Tuesday, July 22, 2008

Jordan Hufnagel on Building Frames and the Portland Bike Scene

I stumbled upon Jordan Hufnagel’s flickr photo stream a few weeks ago, and I immediately knew I wanted to interview him. His bikes are lovely. He obviously builds them to very high quality standards. But they look immensely practical, too. He shows lots of frames built with track dropouts for assembly as fixies, and he shows lots of bikes built up with flat bars for urban riding.

Hufnagel builds in Portland, Oregon, which is experiencing a bicycle boom of epic proportions. So I asked him about the bike scene in Stumptown, as well as about the bicycles he builds. He gave me great answers to all questions.

Hufnagel, the hairy-chested he-man frame builder (photos from his website www.hufnagelcycles.com)

Q: Portland has always had a very active cycling community, but it seems to have exploded in the last few years. Is that accurate? What is the bicycle scene like in Portland these days? Where do you think it is going? What are some of the important elements of bike culture in Portland?

A: I have been in Portland for almost 4 years now and I could instantly feel the serious presence of bikes. No type of cycling is left out here. There is heavy participation in everything from mountain biking to track racing, and you can't deny the amazing cyclocross scene here, but at the heart of it for every cycling enthusiast in Portland is commuting. There is a defiant effort on behalf of the people here to do all they can by bike, and the city government is behind it too! I see more porteur racks, panniers, and cargo bikes than ever. I think that Portland culture breeds this mentality. This is a city designed to support local businesses and develop self-supporting neighborhoods. To find a big box store you have to go well out of the city center, and there is no reason to. You can find most things you desire within 20 blocks.


Q: What can other US cities do to develop a cycling mindset similar to what we see in Portland?

A: Make the roads safer for cyclists. This means educating drivers and cyclists, and developing functional bike routes. Focus on a local economy. Shop locally owned neighborhood businesses. I think this plays a huge role in Portland culture and the cycling community. Plus, it makes it easier for people to live in their neighborhoods and not feel like they have to make massive shopping trips by car to big box stores. And also have a fun race scene. The Cross Crusade has been a great example of how to make competition fun and accepting to all interested!

Q: You make a lot of frames for fixies, from the look of your website. How many frames with track dropouts do you make for each frame you build with road dropouts? Any thoughts as to why so many of your frames go derailleur-free?
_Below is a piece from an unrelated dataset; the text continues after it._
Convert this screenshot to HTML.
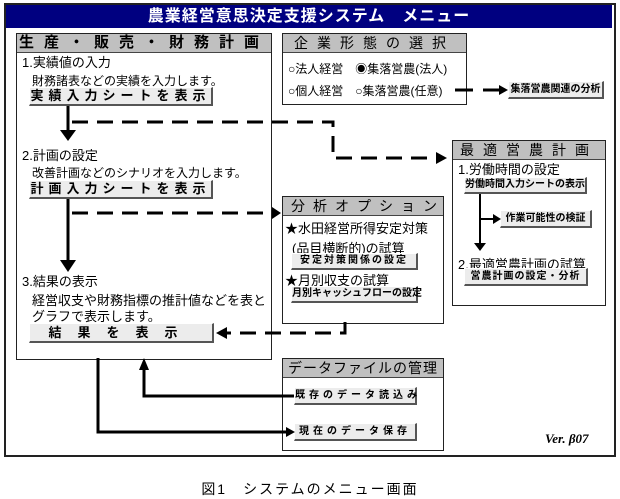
<!DOCTYPE html>
<html><head><meta charset="utf-8"><style>
body{margin:0;width:620px;height:499px;background:#fff;position:relative;overflow:hidden;font-family:"Liberation Sans","Noto Sans CJK JP",sans-serif;color:#000}
.a{position:absolute;white-space:nowrap}
.box{position:absolute;border:1px solid #222;background:#fff}
.hd{position:absolute;background:#c0c0c0;border-bottom:1px solid #444;text-align:center;font-size:14px;line-height:18px;letter-spacing:9px;white-space:nowrap;overflow:hidden}
.btn{position:absolute;background:#ececec;border:1px solid #fff;border-right:2px solid #555;border-bottom:2px solid #555;text-align:center;font-size:11px;font-weight:bold;box-sizing:border-box;white-space:nowrap}
.t{position:absolute;font-size:13px;white-space:nowrap}
</style></head><body>
<div class="box" style="left:4px;top:3px;width:608px;height:450px;border:2px solid #222"></div>
<div class="a" style="left:6px;top:5px;width:606px;height:23px;background:#000080;color:#fff;font-size:16px;font-weight:bold;line-height:23px;text-align:center;letter-spacing:1px">農業経営意思決定支援システム　メニュー</div>

<div class="box" style="left:16px;top:33px;width:254px;height:325px"></div>
<div class="hd" style="left:17px;top:34px;width:254px;font-weight:bold;font-size:15px;letter-spacing:10px">生産・販売・財務計画</div>
<div class="t" style="left:22px;top:52px">1.実績値の入力</div>
<div class="t" style="left:32px;top:72px;font-size:12px">財務諸表などの実績を入力します。</div>
<div class="btn" style="left:29px;top:87px;width:184px;height:19px;font-size:13px;letter-spacing:5px;line-height:16px">実績入力シートを表示</div>
<div class="t" style="left:22px;top:145px">2.計画の設定</div>
<div class="t" style="left:32px;top:164px;font-size:12px">改善計画などのシナリオを入力します。</div>
<div class="btn" style="left:29px;top:180px;width:184px;height:19px;font-size:13px;letter-spacing:5px;line-height:16px">計画入力シートを表示</div>
<div class="t" style="left:22px;top:271px">3.結果の表示</div>
<div class="t" style="left:32px;top:290px">経営収支や財務指標の推計値などを表と</div>
<div class="t" style="left:32px;top:306px">グラフで表示します。</div>
<div class="btn" style="left:29px;top:323px;width:185px;height:20px;font-size:13px;letter-spacing:16px;line-height:17px">結果を表示</div>

<div class="box" style="left:282px;top:33px;width:183px;height:70px"></div>
<div class="hd" style="left:283px;top:34px;width:183px">企業形態の選択</div>
<div class="t" style="left:288px;top:60px;font-size:12px">○法人経営　◉集落営農(法人)</div>
<div class="t" style="left:288px;top:82px;font-size:12px">○個人経営　○集落営農(任意)</div>
<div class="btn" style="left:508px;top:81px;width:96px;height:18px;font-size:10px;line-height:15px">集落営農関連の分析</div>

<div class="box" style="left:452px;top:140px;width:152px;height:164px"></div>
<div class="hd" style="left:453px;top:141px;width:152px">最適営農計画</div>
<div class="t" style="left:458px;top:159px">1.労働時間の設定</div>
<div class="btn" style="left:464px;top:177px;width:123px;height:17px;font-size:10px;line-height:14px">労働時間入力シートの表示</div>
<div class="btn" style="left:500px;top:210px;width:92px;height:18px;font-size:10px;line-height:15px">作業可能性の検証</div>
<div class="t" style="left:458px;top:254px">2.最適営農計画の試算</div>
<div class="btn" style="left:464px;top:268px;width:124px;height:18px;font-size:10px;line-height:15px;letter-spacing:1px">営農計画の設定・分析</div>

<div class="box" style="left:282px;top:196px;width:160px;height:126px"></div>
<div class="hd" style="left:283px;top:197px;width:160px;letter-spacing:8px;text-indent:8px">分析オプション</div>
<div class="t" style="left:285px;top:218px">★水田経営所得安定対策</div>
<div class="t" style="left:292px;top:238px">(品目横断的)の試算</div>
<div class="btn" style="left:291px;top:253px;width:127px;height:17px;font-size:10px;line-height:14px;letter-spacing:2px">安定対策関係の設定</div>
<div class="t" style="left:285px;top:270px">★月別収支の試算</div>
<div class="btn" style="left:291px;top:286px;width:127px;height:17px;font-size:10px;line-height:14px">月別キャッシュフローの設定</div>

<div class="box" style="left:282px;top:358px;width:160px;height:91px"></div>
<div class="hd" style="left:283px;top:359px;width:160px;letter-spacing:1px">データファイルの管理</div>
<div class="btn" style="left:294px;top:387px;width:123px;height:18px;font-size:10px;line-height:15px;letter-spacing:4px">既存のデータ読込み</div>
<div class="btn" style="left:294px;top:423px;width:123px;height:18px;font-size:10px;line-height:15px;letter-spacing:4px">現在のデータ保存</div>

<div class="a" style="left:545px;top:431px;font-family:'Liberation Serif',serif;font-weight:bold;font-style:italic;font-size:13px">Ver. β07</div>
<div class="a" style="left:0;width:620px;top:479px;text-align:center;font-size:14px;letter-spacing:2px">図1　システムのメニュー画面</div>

<svg class="a" style="left:0;top:0" width="620" height="499">
<g stroke="#000" stroke-width="3" fill="none">
<line x1="68" y1="106" x2="68" y2="132"/>
<line x1="68" y1="199" x2="68" y2="262"/>
<path d="M98 358 V432 H288"/>
<path d="M294 396 H144 V368"/>
<line x1="455" y1="90" x2="500" y2="90" stroke-dasharray="18 10"/>
</g>
<g stroke="#000" stroke-width="2" fill="none">
<line x1="480" y1="194" x2="480" y2="243"/>
<line x1="480" y1="219" x2="494" y2="219"/>
</g>
<g stroke="#000" stroke-width="3" fill="none" stroke-dasharray="16 9">
<path d="M72 122 H333 V158 H438"/>
<path d="M72 213 H270"/>
<path d="M345 322 V333 H226"/>
</g>
<g fill="#000">
<polygon points="60,130 76,130 68,141"/>
<polygon points="60,260 76,260 68,272"/>
<polygon points="286,427 295,432 286,437"/>
<polygon points="139,370 149,370 144,358"/>
<polygon points="499,85 508,90 499,95"/>
<polygon points="474,243 486,243 480,251"/>
<polygon points="493,214 501,219 493,224"/>
<polygon points="436,152 447,158 436,164"/>
<polygon points="272,207 281,213 272,219"/>
<polygon points="227,327 216,333 227,339"/>
</g>
</svg>
</body></html>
A: That was definitely the deal this past year. I built about 1 geared bike to every 3 single speeds. However, when I look at my build queue now, there are only 2 track bikes in the next 6 months of builds. Cyclocross has taken over my shop! I think the number of track bikes I build has a lot to do with their popularity in general, and the simple classic look I give them. I also love making the clearance super tight and I think that speaks to a lot of people looking for an awesome track bike.

Mmmm... Shiny track dropout goodness!

Q: You seem to use a combination of lugs and fillet brazing. Why did you choose these frame building methods? Have you thought about TIG welding frames? Why or why not?

A: Aesthetics. I just love the way a smooth fillet looks and feels, and the elegance of a well done lug. They get me really excited. The first bike I made was TIG'd but I think I have always had my heart in brazed bikes. With that being said, the TIG work of guys like Jim Kish at Kish Fabrication, Mike DeSalvo at Desalvo Cycles, and Sean Chaney at Veritgo Cycles is really something to love!

That's what a filed fillet braze should look like.

Q: Please tell us a bit about your shop. I know you are a one-person operation. What kind of tools do you use? What kind of building are you in?

A: My shop is in SE Portland right on a major bike avenue. I occupy a 500 square foot box in the corner of a warehouse with some big windows. The tools I use on each build are your usual shop selection ranging from a large selection of files to a 2000 lb vertical mill. I have a lug vise from Efficient Velo Tools as well as a bunch of odds and ends that I have made over time that have made my work a lot easier too. You can usually hear some Tom Petty or Neil Young blasting while you ride by, or see me drinking massive amounts of peach tea and eating cookies!

Craftsmanship? Yup.

Q: Please describe your ideal bike.

A: Any bike I'm having fun on, but right now it would have to be the new cyclocross bike I'm making myself in a couple weeks!

Q: Do you travel more by car or by bicycle?

A: Locally it's the bike for sure. Long distance travel has been by plane mostly, with my bike as my checked baggage.

Urban machine.

Q: Which off-the-shelf bikes do you like?

A: As far as the big companies go I’ve been into the steel Lemonds. They seem like a good deal with a classy look.

A lovely Hufnagel mixte

Q: What do you like for breakfast?

A: Breakfast food plays a serious role in my life. Brunch is the meal that brings most of my friends together. A tofu scramble with lots of veggies and vegan sausage would be my favorite I think.